Set task - Write out the entire listing below exactly as it appears, minus any pictures.

-------------------------

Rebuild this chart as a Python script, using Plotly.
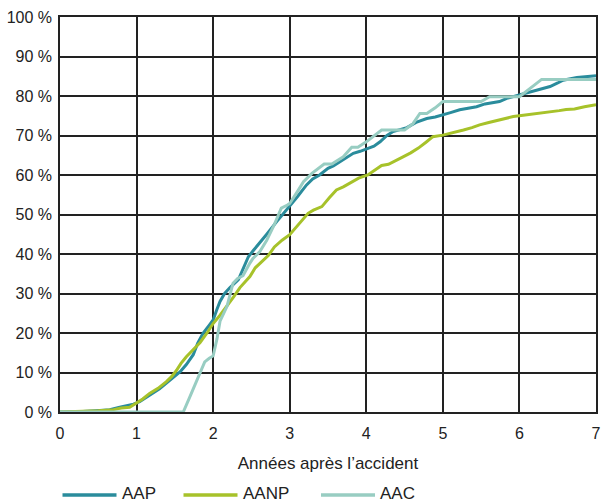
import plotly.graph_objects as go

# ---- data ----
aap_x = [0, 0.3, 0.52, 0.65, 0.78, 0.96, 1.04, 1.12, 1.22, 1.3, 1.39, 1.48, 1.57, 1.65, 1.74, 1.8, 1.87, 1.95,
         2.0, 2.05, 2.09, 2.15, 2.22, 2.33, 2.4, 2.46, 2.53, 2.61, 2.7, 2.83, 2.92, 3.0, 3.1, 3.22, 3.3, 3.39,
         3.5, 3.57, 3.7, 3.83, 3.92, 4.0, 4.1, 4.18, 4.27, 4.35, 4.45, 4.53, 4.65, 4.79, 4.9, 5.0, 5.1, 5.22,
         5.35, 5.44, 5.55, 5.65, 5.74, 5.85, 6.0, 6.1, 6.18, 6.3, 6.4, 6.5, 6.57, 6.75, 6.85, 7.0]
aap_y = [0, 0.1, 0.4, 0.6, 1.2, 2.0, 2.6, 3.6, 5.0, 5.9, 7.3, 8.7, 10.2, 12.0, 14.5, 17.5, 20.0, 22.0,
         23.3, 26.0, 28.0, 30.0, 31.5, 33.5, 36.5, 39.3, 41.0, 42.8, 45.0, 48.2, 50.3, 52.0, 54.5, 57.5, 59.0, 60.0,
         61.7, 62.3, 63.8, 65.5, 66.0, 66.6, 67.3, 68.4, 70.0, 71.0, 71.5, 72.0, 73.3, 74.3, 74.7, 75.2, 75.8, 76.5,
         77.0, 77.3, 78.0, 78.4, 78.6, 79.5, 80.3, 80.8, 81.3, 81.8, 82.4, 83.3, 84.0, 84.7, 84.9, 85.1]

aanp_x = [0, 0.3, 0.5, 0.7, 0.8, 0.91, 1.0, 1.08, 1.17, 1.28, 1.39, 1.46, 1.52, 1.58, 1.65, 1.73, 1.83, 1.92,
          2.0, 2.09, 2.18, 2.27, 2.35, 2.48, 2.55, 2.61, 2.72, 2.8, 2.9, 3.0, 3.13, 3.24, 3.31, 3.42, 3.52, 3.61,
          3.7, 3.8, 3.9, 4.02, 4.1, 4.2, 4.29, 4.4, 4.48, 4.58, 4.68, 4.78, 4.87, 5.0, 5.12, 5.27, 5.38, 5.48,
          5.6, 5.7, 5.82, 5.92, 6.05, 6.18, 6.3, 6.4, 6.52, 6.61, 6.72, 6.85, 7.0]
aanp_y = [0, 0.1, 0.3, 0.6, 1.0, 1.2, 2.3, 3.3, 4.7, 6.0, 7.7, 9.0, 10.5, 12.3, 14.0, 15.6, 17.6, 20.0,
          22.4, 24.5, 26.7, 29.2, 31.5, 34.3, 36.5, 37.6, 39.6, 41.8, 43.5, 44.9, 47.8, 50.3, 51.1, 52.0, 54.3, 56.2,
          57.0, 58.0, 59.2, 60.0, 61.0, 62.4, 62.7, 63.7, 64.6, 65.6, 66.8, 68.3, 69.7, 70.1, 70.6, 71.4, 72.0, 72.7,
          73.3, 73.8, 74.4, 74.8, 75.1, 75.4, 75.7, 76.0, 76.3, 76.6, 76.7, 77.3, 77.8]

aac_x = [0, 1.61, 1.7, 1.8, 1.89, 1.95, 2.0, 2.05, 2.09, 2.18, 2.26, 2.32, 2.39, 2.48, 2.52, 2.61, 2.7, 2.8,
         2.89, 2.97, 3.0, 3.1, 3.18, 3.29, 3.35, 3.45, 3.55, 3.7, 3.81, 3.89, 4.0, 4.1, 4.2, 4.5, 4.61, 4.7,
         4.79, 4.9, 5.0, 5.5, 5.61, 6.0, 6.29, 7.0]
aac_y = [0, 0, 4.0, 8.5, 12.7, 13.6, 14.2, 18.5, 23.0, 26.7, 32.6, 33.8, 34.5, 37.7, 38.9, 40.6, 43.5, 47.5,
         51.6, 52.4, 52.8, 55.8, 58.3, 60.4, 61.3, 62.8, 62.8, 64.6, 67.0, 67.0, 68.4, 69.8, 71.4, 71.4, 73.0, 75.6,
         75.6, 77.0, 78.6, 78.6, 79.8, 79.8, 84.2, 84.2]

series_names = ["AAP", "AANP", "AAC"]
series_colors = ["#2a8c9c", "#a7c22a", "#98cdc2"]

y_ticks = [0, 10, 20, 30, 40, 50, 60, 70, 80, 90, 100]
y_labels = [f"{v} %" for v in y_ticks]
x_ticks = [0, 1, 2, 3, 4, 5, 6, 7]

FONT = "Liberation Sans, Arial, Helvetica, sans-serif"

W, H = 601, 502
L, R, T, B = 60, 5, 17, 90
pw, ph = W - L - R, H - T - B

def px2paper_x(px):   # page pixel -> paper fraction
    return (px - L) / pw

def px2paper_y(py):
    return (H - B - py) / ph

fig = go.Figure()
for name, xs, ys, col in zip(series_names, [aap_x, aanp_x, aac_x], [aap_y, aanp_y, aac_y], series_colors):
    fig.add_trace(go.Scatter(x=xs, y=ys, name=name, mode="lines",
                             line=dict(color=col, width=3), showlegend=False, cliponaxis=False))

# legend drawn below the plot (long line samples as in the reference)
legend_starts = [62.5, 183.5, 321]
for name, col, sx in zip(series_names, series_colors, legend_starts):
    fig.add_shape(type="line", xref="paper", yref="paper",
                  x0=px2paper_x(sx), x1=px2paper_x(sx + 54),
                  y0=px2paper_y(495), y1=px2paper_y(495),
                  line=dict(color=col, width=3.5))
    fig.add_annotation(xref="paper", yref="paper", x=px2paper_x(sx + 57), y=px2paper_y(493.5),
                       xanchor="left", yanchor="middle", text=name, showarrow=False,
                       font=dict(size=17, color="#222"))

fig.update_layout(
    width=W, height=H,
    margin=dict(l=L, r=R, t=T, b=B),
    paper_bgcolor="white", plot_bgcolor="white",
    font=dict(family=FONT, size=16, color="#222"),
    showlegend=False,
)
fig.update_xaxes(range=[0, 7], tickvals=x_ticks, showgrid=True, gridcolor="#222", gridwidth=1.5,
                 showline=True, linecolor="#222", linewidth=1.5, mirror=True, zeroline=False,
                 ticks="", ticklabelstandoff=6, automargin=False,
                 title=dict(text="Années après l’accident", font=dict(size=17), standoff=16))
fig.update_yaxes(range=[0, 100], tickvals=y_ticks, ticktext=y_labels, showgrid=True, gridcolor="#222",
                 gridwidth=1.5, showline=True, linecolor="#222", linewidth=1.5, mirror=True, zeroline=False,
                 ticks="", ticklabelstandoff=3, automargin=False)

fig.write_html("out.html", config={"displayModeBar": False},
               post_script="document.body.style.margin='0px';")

-------------------------

Solution -
Rebuild this chart as a Python script, using Plotly.
import plotly.graph_objects as go

# ---- data ----
aap_x = [0, 0.3, 0.52, 0.65, 0.78, 0.96, 1.04, 1.12, 1.22, 1.3, 1.39, 1.48, 1.57, 1.65, 1.74, 1.8, 1.87, 1.95,
         2.0, 2.05, 2.09, 2.15, 2.22, 2.33, 2.4, 2.46, 2.53, 2.61, 2.7, 2.83, 2.92, 3.0, 3.1, 3.22, 3.3, 3.39,
         3.5, 3.57, 3.7, 3.83, 3.92, 4.0, 4.1, 4.18, 4.27, 4.35, 4.45, 4.53, 4.65, 4.79, 4.9, 5.0, 5.1, 5.22,
         5.35, 5.44, 5.55, 5.65, 5.74, 5.85, 6.0, 6.1, 6.18, 6.3, 6.4, 6.5, 6.57, 6.75, 6.85, 7.0]
aap_y = [0, 0.1, 0.4, 0.6, 1.2, 2.0, 2.6, 3.6, 5.0, 5.9, 7.3, 8.7, 10.2, 12.0, 14.5, 17.5, 20.0, 22.0,
         23.3, 26.0, 28.0, 30.0, 31.5, 33.5, 36.5, 39.3, 41.0, 42.8, 45.0, 48.2, 50.3, 52.0, 54.5, 57.5, 59.0, 60.0,
         61.7, 62.3, 63.8, 65.5, 66.0, 66.6, 67.3, 68.4, 70.0, 71.0, 71.5, 72.0, 73.3, 74.3, 74.7, 75.2, 75.8, 76.5,
         77.0, 77.3, 78.0, 78.4, 78.6, 79.5, 80.3, 80.8, 81.3, 81.8, 82.4, 83.3, 84.0, 84.7, 84.9, 85.1]

aanp_x = [0, 0.3, 0.5, 0.7, 0.8, 0.91, 1.0, 1.08, 1.17, 1.28, 1.39, 1.46, 1.52, 1.58, 1.65, 1.73, 1.83, 1.92,
          2.0, 2.09, 2.18, 2.27, 2.35, 2.48, 2.55, 2.61, 2.72, 2.8, 2.9, 3.0, 3.13, 3.24, 3.31, 3.42, 3.52, 3.61,
          3.7, 3.8, 3.9, 4.02, 4.1, 4.2, 4.29, 4.4, 4.48, 4.58, 4.68, 4.78, 4.87, 5.0, 5.12, 5.27, 5.38, 5.48,
          5.6, 5.7, 5.82, 5.92, 6.05, 6.18, 6.3, 6.4, 6.52, 6.61, 6.72, 6.85, 7.0]
aanp_y = [0, 0.1, 0.3, 0.6, 1.0, 1.2, 2.3, 3.3, 4.7, 6.0, 7.7, 9.0, 10.5, 12.3, 14.0, 15.6, 17.6, 20.0,
          22.4, 24.5, 26.7, 29.2, 31.5, 34.3, 36.5, 37.6, 39.6, 41.8, 43.5, 44.9, 47.8, 50.3, 51.1, 52.0, 54.3, 56.2,
          57.0, 58.0, 59.2, 60.0, 61.0, 62.4, 62.7, 63.7, 64.6, 65.6, 66.8, 68.3, 69.7, 70.1, 70.6, 71.4, 72.0, 72.7,
          73.3, 73.8, 74.4, 74.8, 75.1, 75.4, 75.7, 76.0, 76.3, 76.6, 76.7, 77.3, 77.8]

aac_x = [0, 1.61, 1.7, 1.8, 1.89, 1.95, 2.0, 2.05, 2.09, 2.18, 2.26, 2.32, 2.39, 2.48, 2.52, 2.61, 2.7, 2.8,
         2.89, 2.97, 3.0, 3.1, 3.18, 3.29, 3.35, 3.45, 3.55, 3.7, 3.81, 3.89, 4.0, 4.1, 4.2, 4.5, 4.61, 4.7,
         4.79, 4.9, 5.0, 5.5, 5.61, 6.0, 6.29, 7.0]
aac_y = [0, 0, 4.0, 8.5, 12.7, 13.6, 14.2, 18.5, 23.0, 26.7, 32.6, 33.8, 34.5, 37.7, 38.9, 40.6, 43.5, 47.5,
         51.6, 52.4, 52.8, 55.8, 58.3, 60.4, 61.3, 62.8, 62.8, 64.6, 67.0, 67.0, 68.4, 69.8, 71.4, 71.4, 73.0, 75.6,
         75.6, 77.0, 78.6, 78.6, 79.8, 79.8, 84.2, 84.2]

series_names = ["AAP", "AANP", "AAC"]
series_colors = ["#2a8c9c", "#a7c22a", "#98cdc2"]

y_ticks = [0, 10, 20, 30, 40, 50, 60, 70, 80, 90, 100]
y_labels = [f"{v} %" for v in y_ticks]
x_ticks = [0, 1, 2, 3, 4, 5, 6, 7]

FONT = "Liberation Sans, Arial, Helvetica, sans-serif"

W, H = 601, 502
L, R, T, B = 60, 5, 17, 90
pw, ph = W - L - R, H - T - B

def px2paper_x(px):   # page pixel -> paper fraction
    return (px - L) / pw

def px2paper_y(py):
    return (H - B - py) / ph

fig = go.Figure()
for name, xs, ys, col in zip(series_names, [aap_x, aanp_x, aac_x], [aap_y, aanp_y, aac_y], series_colors):
    fig.add_trace(go.Scatter(x=xs, y=ys, name=name, mode="lines",
                             line=dict(color=col, width=3), showlegend=False, cliponaxis=False))

# legend drawn below the plot (long line samples as in the reference)
legend_starts = [62.5, 183.5, 321]
for name, col, sx in zip(series_names, series_colors, legend_starts):
    fig.add_shape(type="line", xref="paper", yref="paper",
                  x0=px2paper_x(sx), x1=px2paper_x(sx + 54),
                  y0=px2paper_y(495), y1=px2paper_y(495),
                  line=dict(color=col, width=3.5))
    fig.add_annotation(xref="paper", yref="paper", x=px2paper_x(sx + 57), y=px2paper_y(493.5),
                       xanchor="left", yanchor="middle", text=name, showarrow=False,
                       font=dict(size=17, color="#222"))

fig.update_layout(
    width=W, height=H,
    margin=dict(l=L, r=R, t=T, b=B),
    paper_bgcolor="white", plot_bgcolor="white",
    font=dict(family=FONT, size=16, color="#222"),
    showlegend=False,
)
fig.update_xaxes(range=[0, 7], tickvals=x_ticks, showgrid=True, gridcolor="#222", gridwidth=1.5,
                 showline=True, linecolor="#222", linewidth=1.5, mirror=True, zeroline=False,
                 ticks="", ticklabelstandoff=6, automargin=False,
                 title=dict(text="Années après l’accident", font=dict(size=17), standoff=16))
fig.update_yaxes(range=[0, 100], tickvals=y_ticks, ticktext=y_labels, showgrid=True, gridcolor="#222",
                 gridwidth=1.5, showline=True, linecolor="#222", linewidth=1.5, mirror=True, zeroline=False,
                 ticks="", ticklabelstandoff=3, automargin=False)

fig.write_html("out.html", config={"displayModeBar": False},
               post_script="document.body.style.margin='0px';")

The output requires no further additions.